Simply opening an account with a robo-advisor is the first step. To truly benefit from automated investing, consider these strategies:

  • Consistent Contributions: The power of compounding works best with regular investments. Set up automatic deposits, even if they are small, to consistently grow your portfolio over time.
  • Long-Term Perspective: Investing is a marathon, not a sprint. Market fluctuations are normal. Resist the urge to panic sell during downturns. Maintain a long-term outlook to ride out volatility and benefit from market growth.
  • Review Your Portfolio Periodically: While robo-advisors automate management, it is wise to review your portfolio once a year or when significant life events occur (e.g., marriage, new job, retirement). Ensure your risk tolerance and goals still align with your current allocation.
  • Understand Tax Implications: Be aware of the tax treatment of your investments. For example, investments in a traditional IRA or 401(k) offer tax advantages for retirement savings. Tax-loss harvesting features offered by some robo-advisors can be beneficial in taxable accounts.
  • Diversification is Key: Even within a robo-advisor’s diversified portfolio, understanding the concept of diversification is vital. It means spreading your investments across various asset classes, industries, and geographies to reduce risk. A well-diversified portfolio helps mitigate the impact of poor performance from any single investment.

By actively engaging with your investment plan and understanding these core principles, you can enhance the effectiveness of your robo-advisor and work towards achieving your financial objectives. Further reading on investment strategies can be found at reputable sources like Investor.gov, a resource from the U.S. Securities and Exchange Commission.

Conclusion

Robo-advisors have democratized investing, making it more accessible and affordable for everyone, especially beginners. They offer a powerful combination of automated portfolio management, diversification, and often, lower fees, making the complex world of investments more manageable.
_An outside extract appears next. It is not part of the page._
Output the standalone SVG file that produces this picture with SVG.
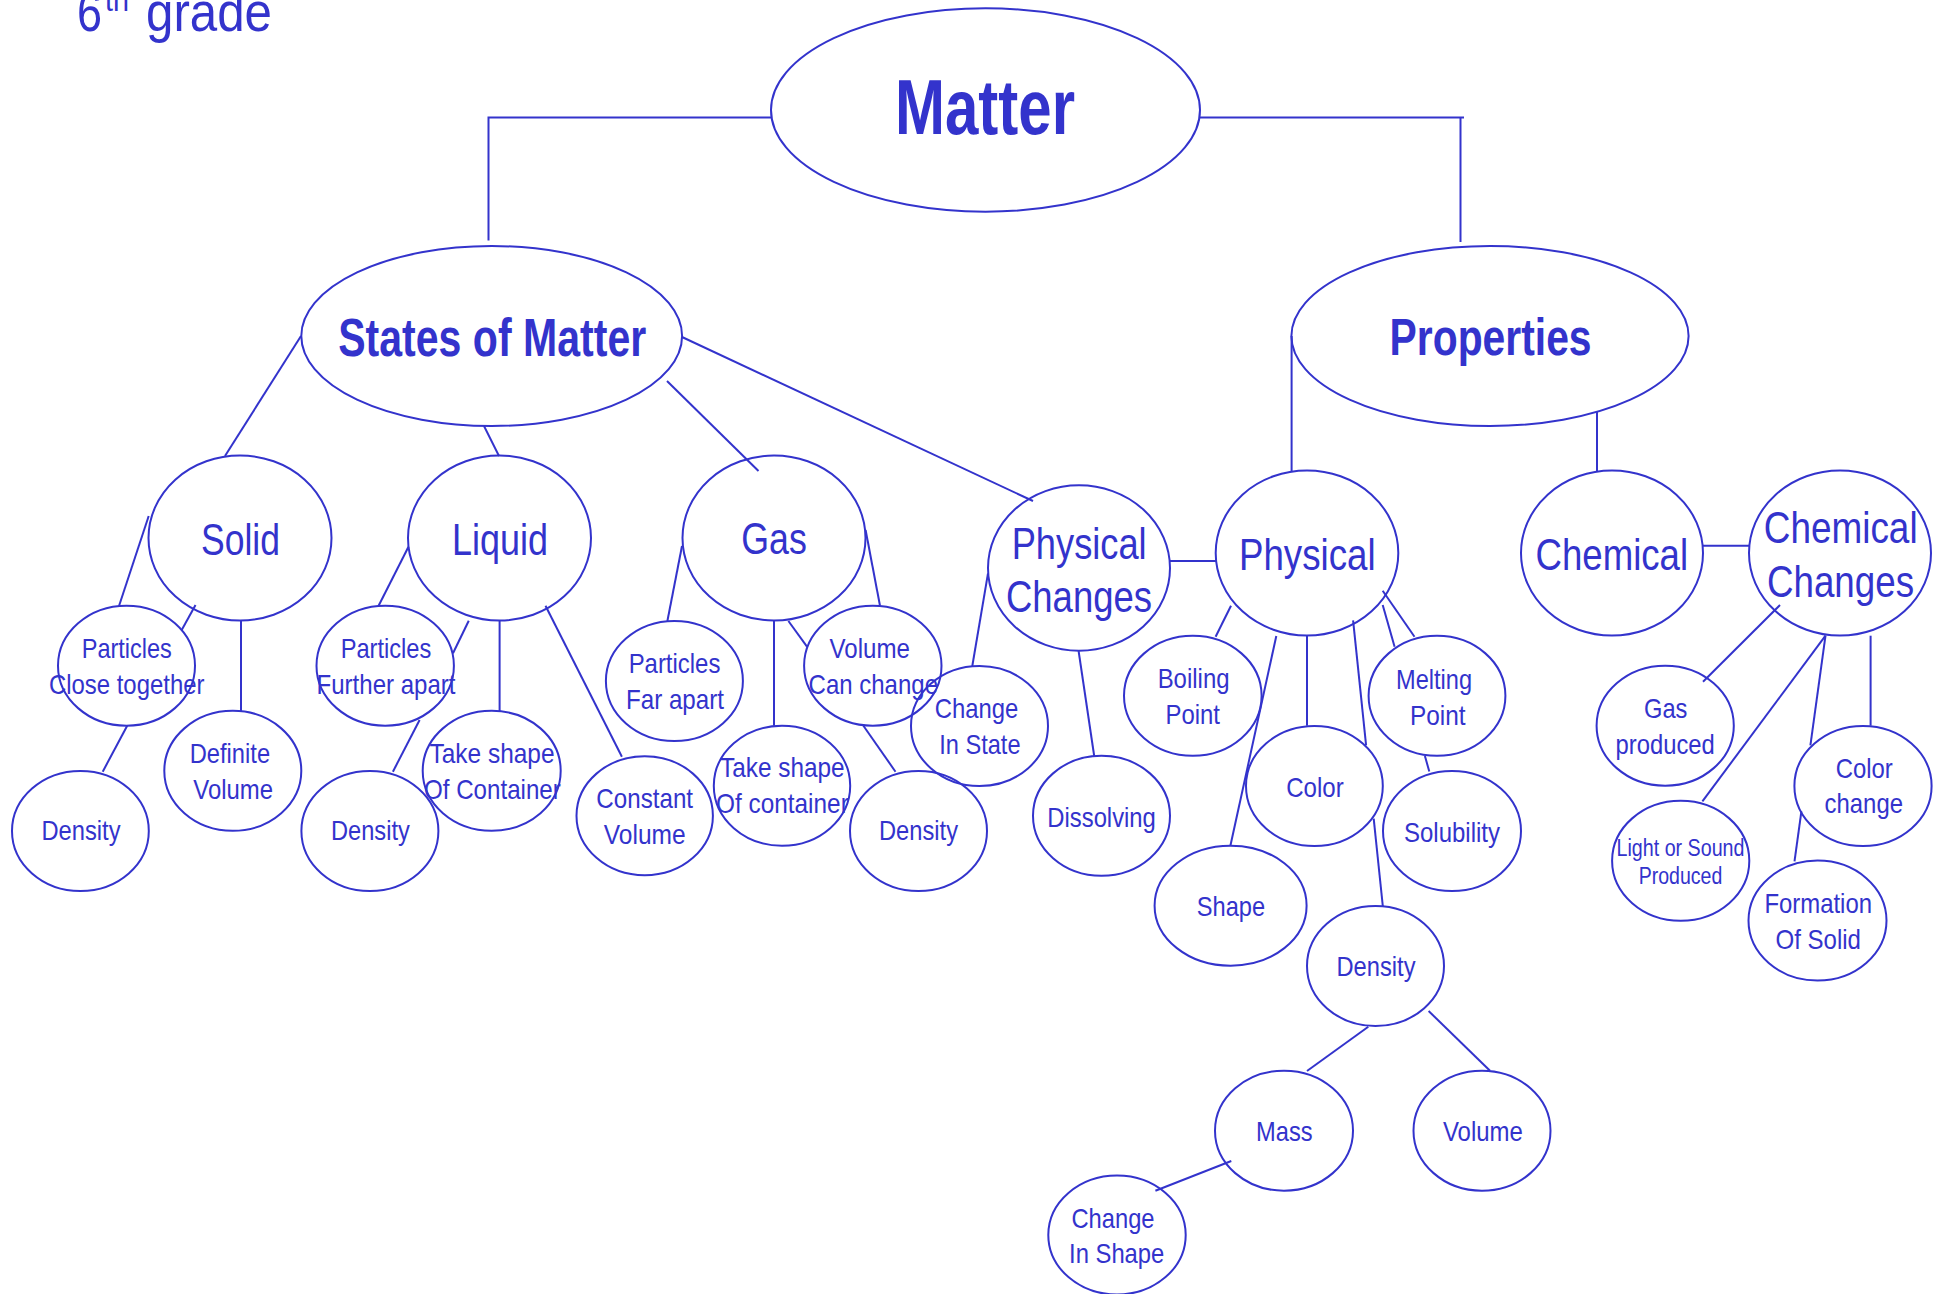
<svg xmlns="http://www.w3.org/2000/svg" width="1944" height="1294" viewBox="0 0 1944 1294">
<style>
text{font-family:"Liberation Sans",Arial,sans-serif;fill:#3333cc;text-anchor:middle}
.nd ellipse{fill:none;stroke:#3333cc;stroke-width:2}
#connectors line,#connectors polyline{stroke:#3333cc;stroke-width:2;fill:none}
.L{font-size:45px}
.S{font-size:28px}
.X{font-size:23px}
.B{font-weight:bold}
</style>
<rect width="1944" height="1294" fill="#ffffff"/>
<text id="title" style="font-size:56px;text-anchor:start" y="31"><tspan x="77" textLength="25" lengthAdjust="spacingAndGlyphs">6</tspan><tspan x="105" y="11" style="font-size:33px" textLength="24" lengthAdjust="spacingAndGlyphs">th</tspan><tspan x="146" y="31" textLength="126" lengthAdjust="spacingAndGlyphs">grade</tspan></text>
<g id="connectors">
<polyline points="771,117.5 488.5,117.5 488.5,240.5"/>
<polyline points="1200,117.5 1464,117.5"/>
<line x1="1460.5" y1="117.5" x2="1460.5" y2="242"/>
<line x1="301" y1="336" x2="225" y2="456"/>
<line x1="484" y1="426" x2="499" y2="456"/>
<line x1="667" y1="381" x2="758.5" y2="471"/>
<line x1="682" y1="337" x2="1033" y2="501"/>
<line x1="1291.6" y1="336" x2="1291.6" y2="471"/>
<line x1="1597" y1="411" x2="1597" y2="471"/>
<line x1="148.7" y1="516" x2="119" y2="606"/>
<line x1="195.5" y1="605" x2="181.7" y2="630"/>
<line x1="241" y1="621" x2="241" y2="711"/>
<line x1="127.2" y1="725.7" x2="102.7" y2="771.7"/>
<line x1="408.5" y1="546.7" x2="378.6" y2="605.7"/>
<line x1="468.75" y1="620.7" x2="453" y2="653.3"/>
<line x1="419.6" y1="720" x2="392.9" y2="771.7"/>
<line x1="499.6" y1="621" x2="499.6" y2="711"/>
<line x1="545.5" y1="605.7" x2="621.9" y2="756.7"/>
<line x1="682" y1="546" x2="667.4" y2="621"/>
<line x1="774" y1="621" x2="774" y2="725.7"/>
<line x1="788.4" y1="621" x2="807" y2="646.7"/>
<line x1="865.6" y1="530" x2="880" y2="605.7"/>
<line x1="863.4" y1="725.7" x2="895.5" y2="771.7"/>
<line x1="988" y1="573.3" x2="972.3" y2="666"/>
<line x1="1078.6" y1="651" x2="1094.2" y2="756"/>
<line x1="1170" y1="561" x2="1216" y2="561"/>
<line x1="1231" y1="605.7" x2="1215.6" y2="636.7"/>
<line x1="1276.3" y1="636" x2="1230.4" y2="845.7"/>
<line x1="1307" y1="635.7" x2="1307" y2="725.7"/>
<line x1="1353.1" y1="620.4" x2="1366.1" y2="745.4"/>
<line x1="1373.7" y1="818.6" x2="1382.8" y2="906"/>
<line x1="1382.7" y1="590.7" x2="1414.5" y2="636.7"/>
<line x1="1382.7" y1="605" x2="1394.6" y2="646.7"/>
<line x1="1424.9" y1="756" x2="1429.3" y2="771.4"/>
<line x1="1703" y1="545.7" x2="1749" y2="545.7"/>
<line x1="1780" y1="605" x2="1703" y2="681.7"/>
<line x1="1825.5" y1="635.7" x2="1702.4" y2="801.4"/>
<line x1="1825.5" y1="635.7" x2="1810.4" y2="745.4"/>
<line x1="1801.4" y1="811.4" x2="1794.5" y2="861.4"/>
<line x1="1870.6" y1="635.7" x2="1870.6" y2="725.7"/>
<line x1="1368.3" y1="1026.7" x2="1307" y2="1071"/>
<line x1="1428.6" y1="1011" x2="1490" y2="1070.7"/>
<line x1="1231.3" y1="1161" x2="1155.4" y2="1190.7"/>
</g>
<g id="matter" class="nd"><ellipse cx="985.5" cy="110" rx="214.5" ry="101.7"/><text class="B" style="font-size:77px" x="985" y="134" textLength="180" lengthAdjust="spacingAndGlyphs">Matter</text></g>
<g id="states" class="nd"><ellipse cx="491.7" cy="336" rx="190.4" ry="90"/><text class="B" style="font-size:53px" x="492.2" y="356" textLength="308" lengthAdjust="spacingAndGlyphs">States of Matter</text></g>
<g id="properties" class="nd"><ellipse cx="1490" cy="336" rx="198.6" ry="90"/><text class="B" style="font-size:52px" x="1490.6" y="355.3" textLength="202" lengthAdjust="spacingAndGlyphs">Properties</text></g>
<g id="solid" class="nd"><ellipse cx="240" cy="538" rx="91.5" ry="82.5"/><text class="L" x="240.5" y="555" textLength="79" lengthAdjust="spacingAndGlyphs">Solid</text></g>
<g id="liquid" class="nd"><ellipse cx="499.5" cy="538" rx="91.5" ry="82.5"/><text class="L" x="500" y="555" textLength="96" lengthAdjust="spacingAndGlyphs">Liquid</text></g>
<g id="gas" class="nd"><ellipse cx="774" cy="538" rx="91.5" ry="82.5"/><text class="L" x="774" y="554.3" textLength="65.5" lengthAdjust="spacingAndGlyphs">Gas</text></g>
<g id="physical-changes" class="nd"><ellipse cx="1079" cy="568" rx="91" ry="82.7"/><text class="L" x="1079.2" y="559" textLength="135" lengthAdjust="spacingAndGlyphs">Physical</text><text class="L" x="1079" y="612.3" textLength="146" lengthAdjust="spacingAndGlyphs">Changes</text></g>
<g id="physical" class="nd"><ellipse cx="1307" cy="553" rx="91.3" ry="82.5"/><text class="L" x="1307.3" y="570" textLength="136.6" lengthAdjust="spacingAndGlyphs">Physical</text></g>
<g id="chemical" class="nd"><ellipse cx="1612" cy="553" rx="91" ry="82.5"/><text class="L" x="1611.8" y="570" textLength="152.5" lengthAdjust="spacingAndGlyphs">Chemical</text></g>
<g id="chemical-changes" class="nd"><ellipse cx="1840" cy="553" rx="91" ry="82.5"/><text class="L" x="1840.7" y="543.3" textLength="153.8" lengthAdjust="spacingAndGlyphs">Chemical</text><text class="L" x="1840.5" y="596.7" textLength="147" lengthAdjust="spacingAndGlyphs">Changes</text></g>
<g id="particles-close" class="nd"><ellipse cx="126.5" cy="665.7" rx="68.5" ry="60"/><text class="S" x="126.8" y="658.3" textLength="90.2" lengthAdjust="spacingAndGlyphs">Particles</text><text class="S" x="126.7" y="694" textLength="155.5" lengthAdjust="spacingAndGlyphs">Close together</text></g>
<g id="density-solid" class="nd"><ellipse cx="80.4" cy="831" rx="68.4" ry="60"/><text class="S" x="81" y="840" textLength="79" lengthAdjust="spacingAndGlyphs">Density</text></g>
<g id="definite-volume" class="nd"><ellipse cx="232.8" cy="770.8" rx="68.5" ry="60"/><text class="S" x="229.9" y="763.3" textLength="80.3" lengthAdjust="spacingAndGlyphs">Definite</text><text class="S" x="233.2" y="799.3" textLength="79.7" lengthAdjust="spacingAndGlyphs">Volume</text></g>
<g id="particles-further" class="nd"><ellipse cx="385.2" cy="665.7" rx="68.7" ry="60"/><text class="S" x="386" y="658.3" textLength="90.7" lengthAdjust="spacingAndGlyphs">Particles</text><text class="S" x="386" y="694" textLength="138.9" lengthAdjust="spacingAndGlyphs">Further apart</text></g>
<g id="density-liquid" class="nd"><ellipse cx="369.9" cy="831" rx="68.5" ry="60"/><text class="S" x="370.4" y="840" textLength="78.8" lengthAdjust="spacingAndGlyphs">Density</text></g>
<g id="take-shape-liquid" class="nd"><ellipse cx="491.7" cy="770.8" rx="69" ry="60"/><text class="S" x="492" y="763.3" textLength="125" lengthAdjust="spacingAndGlyphs">Take shape</text><text class="S" x="492.4" y="799.3" textLength="136.7" lengthAdjust="spacingAndGlyphs">Of Container</text></g>
<g id="constant-volume" class="nd"><ellipse cx="644.7" cy="815.7" rx="68.2" ry="59.5"/><text class="S" x="644.7" y="808.3" textLength="96.7" lengthAdjust="spacingAndGlyphs">Constant</text><text class="S" x="644.7" y="844" textLength="81.8" lengthAdjust="spacingAndGlyphs">Volume</text></g>
<g id="particles-far" class="nd"><ellipse cx="674.4" cy="681" rx="68.5" ry="60"/><text class="S" x="674.5" y="673.3" textLength="91.7" lengthAdjust="spacingAndGlyphs">Particles</text><text class="S" x="675" y="709.3" textLength="98" lengthAdjust="spacingAndGlyphs">Far apart</text></g>
<g id="volume-can-change" class="nd"><ellipse cx="872.8" cy="665.7" rx="68.7" ry="60"/><text class="S" x="869.7" y="658.3" textLength="80.3" lengthAdjust="spacingAndGlyphs">Volume</text><text class="S" x="873.3" y="694" textLength="129.5" lengthAdjust="spacingAndGlyphs">Can change</text></g>
<g id="take-shape-gas" class="nd"><ellipse cx="782" cy="785.7" rx="68.2" ry="60"/><text class="S" x="782.3" y="777.3" textLength="124.6" lengthAdjust="spacingAndGlyphs">Take shape</text><text class="S" x="782.4" y="812.7" textLength="132.7" lengthAdjust="spacingAndGlyphs">Of container</text></g>
<g id="density-gas" class="nd"><ellipse cx="918.5" cy="831" rx="68.5" ry="60"/><text class="S" x="918.5" y="840" textLength="79" lengthAdjust="spacingAndGlyphs">Density</text></g>
<g id="change-in-state" class="nd"><ellipse cx="979.5" cy="726" rx="68.5" ry="60"/><text class="S" x="976.6" y="718.3" textLength="83.5" lengthAdjust="spacingAndGlyphs">Change</text><text class="S" x="979.9" y="754.3" textLength="81.2" lengthAdjust="spacingAndGlyphs">In State</text></g>
<g id="dissolving" class="nd"><ellipse cx="1101.5" cy="815.8" rx="68.5" ry="60"/><text class="S" x="1101.6" y="826.7" textLength="108.5" lengthAdjust="spacingAndGlyphs">Dissolving</text></g>
<g id="boiling-point" class="nd"><ellipse cx="1192.8" cy="695.8" rx="68.8" ry="60"/><text class="S" x="1193.6" y="688.3" textLength="71.9" lengthAdjust="spacingAndGlyphs">Boiling</text><text class="S" x="1192.8" y="724.3" textLength="54.4" lengthAdjust="spacingAndGlyphs">Point</text></g>
<g id="color" class="nd"><ellipse cx="1314.4" cy="786" rx="68.4" ry="60"/><text class="S" x="1315" y="797" textLength="57.5" lengthAdjust="spacingAndGlyphs">Color</text></g>
<g id="melting-point" class="nd"><ellipse cx="1437" cy="695.8" rx="68.4" ry="60"/><text class="S" x="1434" y="689" textLength="76" lengthAdjust="spacingAndGlyphs">Melting</text><text class="S" x="1437.8" y="724.6" textLength="55.6" lengthAdjust="spacingAndGlyphs">Point</text></g>
<g id="solubility" class="nd"><ellipse cx="1452" cy="831" rx="69" ry="60"/><text class="S" x="1452" y="841.8" textLength="96" lengthAdjust="spacingAndGlyphs">Solubility</text></g>
<g id="shape" class="nd"><ellipse cx="1230.6" cy="905.7" rx="76" ry="60"/><text class="S" x="1231" y="915.7" textLength="68.3" lengthAdjust="spacingAndGlyphs">Shape</text></g>
<g id="density-physical" class="nd"><ellipse cx="1375.5" cy="966" rx="68.5" ry="60"/><text class="S" x="1376" y="976" textLength="79" lengthAdjust="spacingAndGlyphs">Density</text></g>
<g id="mass" class="nd"><ellipse cx="1284" cy="1130.7" rx="69" ry="60"/><text class="S" x="1284.3" y="1141" textLength="56.5" lengthAdjust="spacingAndGlyphs">Mass</text></g>
<g id="volume" class="nd"><ellipse cx="1482" cy="1130.7" rx="68.5" ry="60"/><text class="S" x="1482.9" y="1141" textLength="79.9" lengthAdjust="spacingAndGlyphs">Volume</text></g>
<g id="change-in-shape" class="nd"><ellipse cx="1117" cy="1235" rx="68.7" ry="59.5"/><text class="S" x="1113" y="1228.3" textLength="83.1" lengthAdjust="spacingAndGlyphs">Change</text><text class="S" x="1116.7" y="1262.7" textLength="95.3" lengthAdjust="spacingAndGlyphs">In Shape</text></g>
<g id="gas-produced" class="nd"><ellipse cx="1665.2" cy="725.7" rx="68.6" ry="60"/><text class="S" x="1665.7" y="717.9" textLength="43.4" lengthAdjust="spacingAndGlyphs">Gas</text><text class="S" x="1665.2" y="753.6" textLength="99.2" lengthAdjust="spacingAndGlyphs">produced</text></g>
<g id="light-or-sound" class="nd"><ellipse cx="1680.7" cy="860.8" rx="68.6" ry="60"/><text class="X" x="1680.5" y="856" textLength="128" lengthAdjust="spacingAndGlyphs">Light or Sound</text><text class="X" x="1680.5" y="883.6" textLength="83.6" lengthAdjust="spacingAndGlyphs">Produced</text></g>
<g id="color-change" class="nd"><ellipse cx="1863" cy="786" rx="68.6" ry="60"/><text class="S" x="1864.2" y="777.5" textLength="57.1" lengthAdjust="spacingAndGlyphs">Color</text><text class="S" x="1863.8" y="813.2" textLength="78.4" lengthAdjust="spacingAndGlyphs">change</text></g>
<g id="formation-of-solid" class="nd"><ellipse cx="1817.5" cy="920.6" rx="69" ry="60"/><text class="S" x="1818.2" y="913.2" textLength="107.6" lengthAdjust="spacingAndGlyphs">Formation</text><text class="S" x="1818.2" y="949" textLength="85.5" lengthAdjust="spacingAndGlyphs">Of Solid</text></g>
</svg>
Whether you prioritize low minimums, zero advisory fees, or access to human guidance, there is a robo-advisor suited for your needs. Platforms like Betterment, Wealthfront, Fidelity Go, Schwab Intelligent Portfolios, Vanguard Digital Advisor, SoFi Invest Automated Investing, and M1 Finance each present distinct advantages for those just starting their investment journey.

Remember to evaluate your personal financial goals, risk tolerance, and the features each platform offers before making a decision. By choosing wisely and committing to consistent contributions, you can harness the power of automated investing to build wealth and secure your financial future.